Saab Story: Sweden’s New A26 Submarines

Saab landed a $1 billion contract for the construction of two A26 submarines, in addition to planned upgrades to the Swedish Navy’s Gotland-class subs

3rd Jul 2015


Saab Story: Sweden’s New A26 Submarines

Saab landed a $1 billion contract for the construction of two A26 submarines, in addition to planned upgrades to the Swedish Navy’s Gotland-class subs. The two Type A26 boats will be delivered in 2018 and 2019, with the Swedish government announcing their intention to procure the subs back in March. The announcement dispels rumours in the Swedish press last week which reported that the procurement was likely to be delayed owing to cost overruns.


The A26 was originally envisioned as a 62m boat with about 1,800t displacement when surfaced, and more when fully submerged.


It would be designed to excel in littoral operations, while remaining a capable ocean-going vessel. As a point of comparison, that size is a bit larger than the German U212A/214, and about the same as the Scorpene AM-2000 AIP, all of which are ocean-going boats.


Kockums A26 design also included a 6m x 1.5m Multimission Portal flexible payload lock system, in addition to its twin pairs of conventional 533mm and 400mm torpedo tubes. Envisaged weapons include torpedoes and mines, but not anti-ship missiles.


The lock system makes it easy for commandos to enter and exit the boat, and is large enough to allow the launch and retrieval of Unmanned Underwater Vehicles. UUVs are expected to play a larger role in future submarine warfare.

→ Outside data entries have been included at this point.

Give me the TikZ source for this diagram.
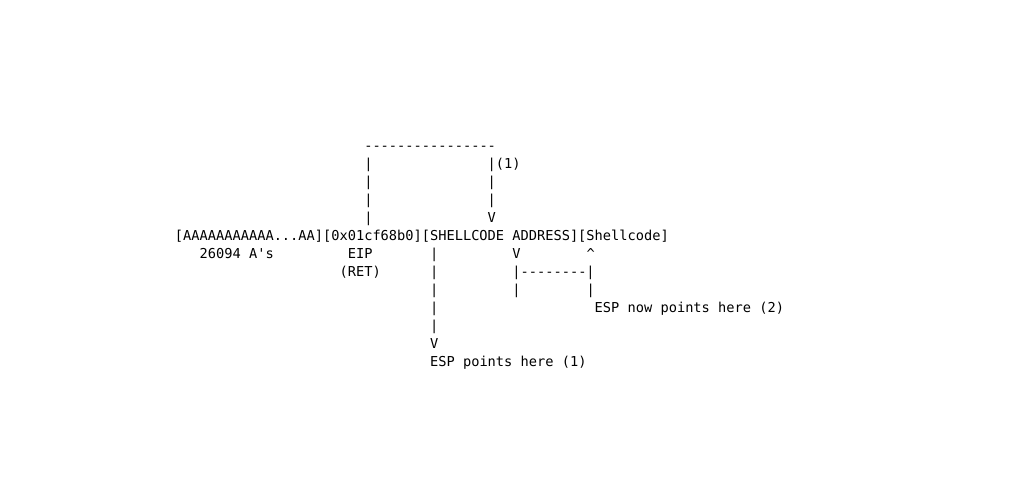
\documentclass[tikz,border=0pt]{standalone}
\usepackage{fontspec}
\setmonofont{DejaVu Sans Mono}
\tikzset{
  txt/.style={anchor=base west,inner sep=0pt,outer sep=0pt,
    font=\ttfamily\fontsize{13.67}{18}\selectfont}
}
\begin{document}
\begin{tikzpicture}[x=8.23pt,y=-18pt]
            \useasboundingbox (-175pt,150pt) rectangle (856pt,-341pt);
            % jump from EIP back to the shellcode address
            \node[txt] (top) at (23,0) {----------------};
            \foreach \r in {1,2,3,4} \node[txt] (eipbar\r) at (23,\r) {|};
            \node[txt] (retbar1) at (38,1) {|(1)};
            \node[txt] (retbar2) at (38,2) {|};
            \node[txt] (retbar3) at (38,3) {|};
            \node[txt] (retarrow) at (38,4) {V};
            % the buffer
            \node[txt] (buffer) at (0,5) {[AAAAAAAAAAA...AA][0x01cf68b0][SHELLCODE ADDRESS][Shellcode]};
            \node[txt] (count) at (3,6) {26094 A's};
            \node[txt] (eip) at (21,6) {EIP};
            \node[txt] (ret) at (20,7) {(RET)};
            % ESP after the return
            \foreach \r in {6,...,10} \node[txt] (espbar\r) at (31,\r) {|};
            \node[txt] (esparrow) at (31,11) {V};
            \node[txt] (esp) at (31,12) {ESP points here (1)};
            % ESP after the jump
            \node[txt] (addrarrow) at (41,6) {V};
            \node[txt] (codearrow) at (50,6) {\textasciicircum};
            \node[txt] (hop) at (41,7) {|--------|};
            \node[txt] (hopleft) at (41,8) {|};
            \node[txt] (hopright) at (50,8) {|};
            \node[txt] (espnow) at (51,9) {ESP now points here (2)};
        \end{tikzpicture}
\end{document}
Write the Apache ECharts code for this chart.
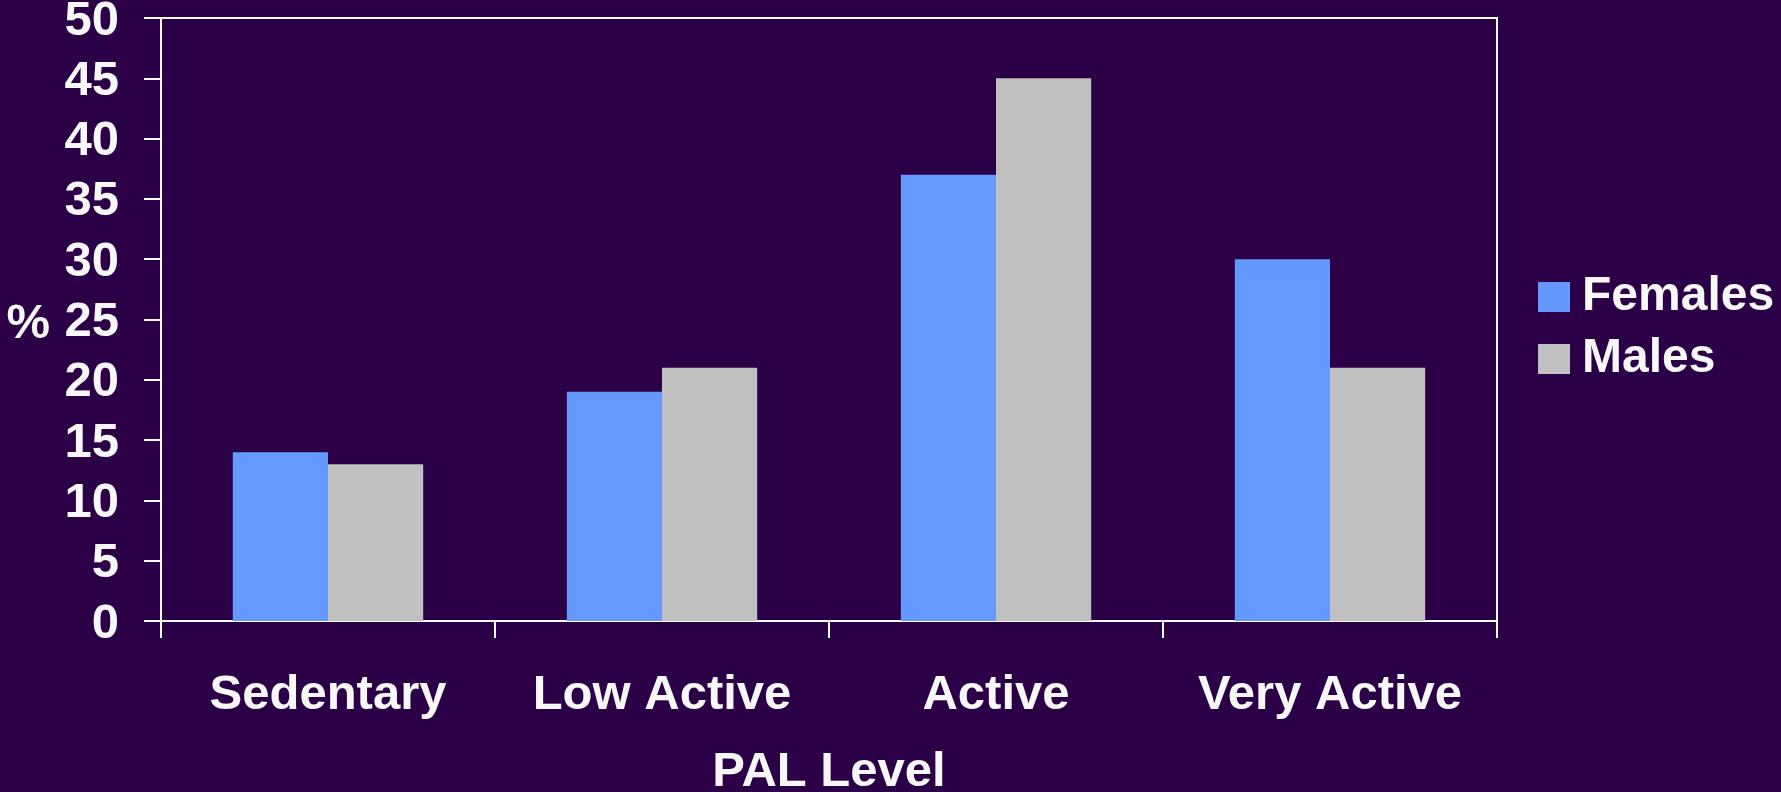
<!DOCTYPE html>
<html><head><meta charset="utf-8">
<script src="https://cdn.jsdelivr.net/npm/echarts@6/dist/echarts.min.js"></script>
<style>html,body{margin:0;padding:0;background:#2B0046;}#c{width:1781px;height:792px;}</style>
</head><body><div id="c"></div>
<script>
const categories = ['Sedentary', 'Low Active', 'Active', 'Very Active'];
const females = [14, 19, 37, 30];
const males = [13, 21, 45, 21];
const seriesNames = ['Females', 'Males'];

const FONT = '"Liberation Sans", Arial, sans-serif';
const txt = '#F7F7F7';
const chart = echarts.init(document.getElementById('c'), null, {renderer: 'canvas'});
chart.setOption({
  backgroundColor: '#2B0046',
  animation: false,
  grid: {left: 161, right: 284, top: 18, bottom: 171, show: true, borderColor: '#FFFFFF', borderWidth: 2,
         containLabel: false, outerBoundsMode: 'none'},
  legend: {
    orient: 'vertical', left: 1533, top: 268, itemWidth: 32, itemHeight: 30, itemGap: 14,
    icon: 'rect',
    textStyle: {color: txt, fontSize: 48, fontWeight: 'bold', fontFamily: FONT, padding: [0, 0, 0, 7]},
    data: seriesNames
  },
  xAxis: {
    type: 'category', data: categories,
    axisLine: {lineStyle: {color: '#FFFFFF', width: 2}},
    axisTick: {show: true, interval: 0, length: 17, lineStyle: {color: '#FFFFFF', width: 2}},
    axisLabel: {interval: 0, hideOverlap: false, color: txt, fontSize: 49, fontWeight: 'bold', fontFamily: FONT, margin: 50},
    name: 'PAL Level', nameLocation: 'middle', nameGap: 127,
    nameTextStyle: {color: txt, fontSize: 49, fontWeight: 'bold', fontFamily: FONT}
  },
  yAxis: {
    type: 'value', min: 0, max: 50, interval: 5,
    axisLine: {show: true, lineStyle: {color: '#FFFFFF', width: 2}},
    axisTick: {show: true, length: 17, lineStyle: {color: '#FFFFFF', width: 2}},
    splitLine: {show: false},
    axisLabel: {hideOverlap: false, color: txt, fontSize: 49, fontWeight: 'bold', fontFamily: FONT, margin: 42,
                verticalAlign: 'top', lineHeight: 6},
    name: '%', nameLocation: 'middle', nameRotate: 0, nameGap: 111,
    nameTextStyle: {color: txt, fontSize: 49, fontWeight: 'bold', fontFamily: FONT, verticalAlign: 'top', lineHeight: 10}
  },
  series: [
    {name: seriesNames[0], type: 'bar', data: females, itemStyle: {color: '#6699FF'}, barGap: '0%', barCategoryGap: '43%'},
    {name: seriesNames[1], type: 'bar', data: males, itemStyle: {color: '#C0C0C0'}, barGap: '0%', barCategoryGap: '43%'}
  ]
});
</script></body></html>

They can already provide advance surveying and sensing capabilities, and their modification toward a combat role is a certainty. This will likely begin with coordinated decoying tactics, but UUVs are expected to graduate to active combat capabilities before the A26 leaves service.


The A26 will be equipped with an air-independent propulsion (AIP) supplement to its diesel-electric systems, which is intended to allow it to remain underwater for up to 18 days at relatively slow speeds before its AIP fuel is exhausted.


That avoids the need to surface and suck air for diesel combustion to recharge its batteries, a vulnerable time that was the absolute bane of submarine operations until the USA introduced nuclear-powered boats. The A26’s AIP system will be Kockums’ Stirling, which also equips Sweden’s 3 Gotland and 2 Sodermanland Class submarines, Singapore’s Archer Class Sodermanlund variant, and Japan’s Soryu Class.


To date, Swedish submarines have been renowned for their quietness. HMS Gotland performed well enough in Mediterranean naval exercises to earn an invitation and eventual 2-year lease from the USA, which brought the boat and crew to San Diego to help train its forces against an advanced diesel-electric boat.


In return, the Swedes got a nice payment, outstanding training for their own crews, and a record of torpedo “kills” against US Navy submarines and carriers in exercises.
That reputation for stealth was dented somewhat by Australia’s much-enlarged 3,400t (submerged) Collins Class boats, which were designed by Kockums based on the 1,150t Vastergotland Class and built in Australia. For various reasons, the AIP-less Collins Class are known to be rather noisier than they ought to be.


The topic remains relevant because Australia may become a partner in the A26 program. If they do, they will demand a larger design with greater range, longer endurance, and probably missile-firing capability. Saab, in turn, will need to avoid a repeat of whatever happened to the Collins design.


Poland, which has become alarmed by recent Russian military operations to annex parts of Georgia and Ukraine, is another potential partner. They are looking to lease or buy 2 submarines by the early 2020s, with a 3rd to come by 2030.